▸ **Data provided**
— BEGIN —

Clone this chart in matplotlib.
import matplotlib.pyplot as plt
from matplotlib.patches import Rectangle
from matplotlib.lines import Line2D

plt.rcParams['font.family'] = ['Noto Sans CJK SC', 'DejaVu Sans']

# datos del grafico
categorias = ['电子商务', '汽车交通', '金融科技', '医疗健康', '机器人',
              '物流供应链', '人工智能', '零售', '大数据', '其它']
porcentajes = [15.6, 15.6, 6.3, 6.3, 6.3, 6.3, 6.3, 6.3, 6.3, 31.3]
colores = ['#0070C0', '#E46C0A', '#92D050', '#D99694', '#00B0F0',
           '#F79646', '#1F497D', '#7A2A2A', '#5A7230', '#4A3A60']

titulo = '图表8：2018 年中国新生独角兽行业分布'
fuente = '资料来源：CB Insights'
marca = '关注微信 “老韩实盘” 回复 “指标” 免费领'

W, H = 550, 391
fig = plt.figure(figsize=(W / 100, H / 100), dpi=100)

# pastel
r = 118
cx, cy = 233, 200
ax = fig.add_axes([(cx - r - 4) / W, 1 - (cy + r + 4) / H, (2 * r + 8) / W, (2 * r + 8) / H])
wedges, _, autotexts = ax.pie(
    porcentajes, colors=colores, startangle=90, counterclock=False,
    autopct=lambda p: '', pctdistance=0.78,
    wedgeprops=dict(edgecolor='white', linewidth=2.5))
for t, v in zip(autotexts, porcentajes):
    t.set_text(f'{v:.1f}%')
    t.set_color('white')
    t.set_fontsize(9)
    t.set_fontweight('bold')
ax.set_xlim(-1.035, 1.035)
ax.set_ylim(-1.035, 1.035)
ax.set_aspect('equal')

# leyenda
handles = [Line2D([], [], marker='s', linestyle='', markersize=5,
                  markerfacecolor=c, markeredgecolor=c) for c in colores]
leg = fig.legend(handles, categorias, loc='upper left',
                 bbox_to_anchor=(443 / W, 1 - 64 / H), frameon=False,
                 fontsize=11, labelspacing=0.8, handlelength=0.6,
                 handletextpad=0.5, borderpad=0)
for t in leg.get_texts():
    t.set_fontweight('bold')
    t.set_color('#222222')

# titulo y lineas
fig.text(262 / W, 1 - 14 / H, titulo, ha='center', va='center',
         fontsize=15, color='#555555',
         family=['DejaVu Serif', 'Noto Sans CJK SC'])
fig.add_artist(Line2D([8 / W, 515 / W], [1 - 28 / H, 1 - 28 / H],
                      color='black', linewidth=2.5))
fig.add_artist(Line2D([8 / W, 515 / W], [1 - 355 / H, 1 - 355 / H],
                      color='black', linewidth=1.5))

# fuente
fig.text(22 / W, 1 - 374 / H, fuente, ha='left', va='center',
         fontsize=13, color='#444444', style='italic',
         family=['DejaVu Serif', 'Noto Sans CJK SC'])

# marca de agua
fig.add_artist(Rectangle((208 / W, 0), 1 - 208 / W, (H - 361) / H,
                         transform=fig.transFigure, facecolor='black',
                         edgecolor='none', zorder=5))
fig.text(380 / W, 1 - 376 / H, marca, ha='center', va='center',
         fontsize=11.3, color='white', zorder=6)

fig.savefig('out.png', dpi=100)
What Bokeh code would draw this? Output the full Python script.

— END —

▸ **What is needed**
Write out every line of the records exactly.

▸ **Complete response**
Clone this chart in matplotlib.
import matplotlib.pyplot as plt
from matplotlib.patches import Rectangle
from matplotlib.lines import Line2D

plt.rcParams['font.family'] = ['Noto Sans CJK SC', 'DejaVu Sans']

# datos del grafico
categorias = ['电子商务', '汽车交通', '金融科技', '医疗健康', '机器人',
              '物流供应链', '人工智能', '零售', '大数据', '其它']
porcentajes = [15.6, 15.6, 6.3, 6.3, 6.3, 6.3, 6.3, 6.3, 6.3, 31.3]
colores = ['#0070C0', '#E46C0A', '#92D050', '#D99694', '#00B0F0',
           '#F79646', '#1F497D', '#7A2A2A', '#5A7230', '#4A3A60']

titulo = '图表8：2018 年中国新生独角兽行业分布'
fuente = '资料来源：CB Insights'
marca = '关注微信 “老韩实盘” 回复 “指标” 免费领'

W, H = 550, 391
fig = plt.figure(figsize=(W / 100, H / 100), dpi=100)

# pastel
r = 118
cx, cy = 233, 200
ax = fig.add_axes([(cx - r - 4) / W, 1 - (cy + r + 4) / H, (2 * r + 8) / W, (2 * r + 8) / H])
wedges, _, autotexts = ax.pie(
    porcentajes, colors=colores, startangle=90, counterclock=False,
    autopct=lambda p: '', pctdistance=0.78,
    wedgeprops=dict(edgecolor='white', linewidth=2.5))
for t, v in zip(autotexts, porcentajes):
    t.set_text(f'{v:.1f}%')
    t.set_color('white')
    t.set_fontsize(9)
    t.set_fontweight('bold')
ax.set_xlim(-1.035, 1.035)
ax.set_ylim(-1.035, 1.035)
ax.set_aspect('equal')

# leyenda
handles = [Line2D([], [], marker='s', linestyle='', markersize=5,
                  markerfacecolor=c, markeredgecolor=c) for c in colores]
leg = fig.legend(handles, categorias, loc='upper left',
                 bbox_to_anchor=(443 / W, 1 - 64 / H), frameon=False,
                 fontsize=11, labelspacing=0.8, handlelength=0.6,
                 handletextpad=0.5, borderpad=0)
for t in leg.get_texts():
    t.set_fontweight('bold')
    t.set_color('#222222')

# titulo y lineas
fig.text(262 / W, 1 - 14 / H, titulo, ha='center', va='center',
         fontsize=15, color='#555555',
         family=['DejaVu Serif', 'Noto Sans CJK SC'])
fig.add_artist(Line2D([8 / W, 515 / W], [1 - 28 / H, 1 - 28 / H],
                      color='black', linewidth=2.5))
fig.add_artist(Line2D([8 / W, 515 / W], [1 - 355 / H, 1 - 355 / H],
                      color='black', linewidth=1.5))

# fuente
fig.text(22 / W, 1 - 374 / H, fuente, ha='left', va='center',
         fontsize=13, color='#444444', style='italic',
         family=['DejaVu Serif', 'Noto Sans CJK SC'])

# marca de agua
fig.add_artist(Rectangle((208 / W, 0), 1 - 208 / W, (H - 361) / H,
                         transform=fig.transFigure, facecolor='black',
                         edgecolor='none', zorder=5))
fig.text(380 / W, 1 - 376 / H, marca, ha='center', va='center',
         fontsize=11.3, color='white', zorder=6)

fig.savefig('out.png', dpi=100)
What Bokeh code would draw this? Output the full Python script.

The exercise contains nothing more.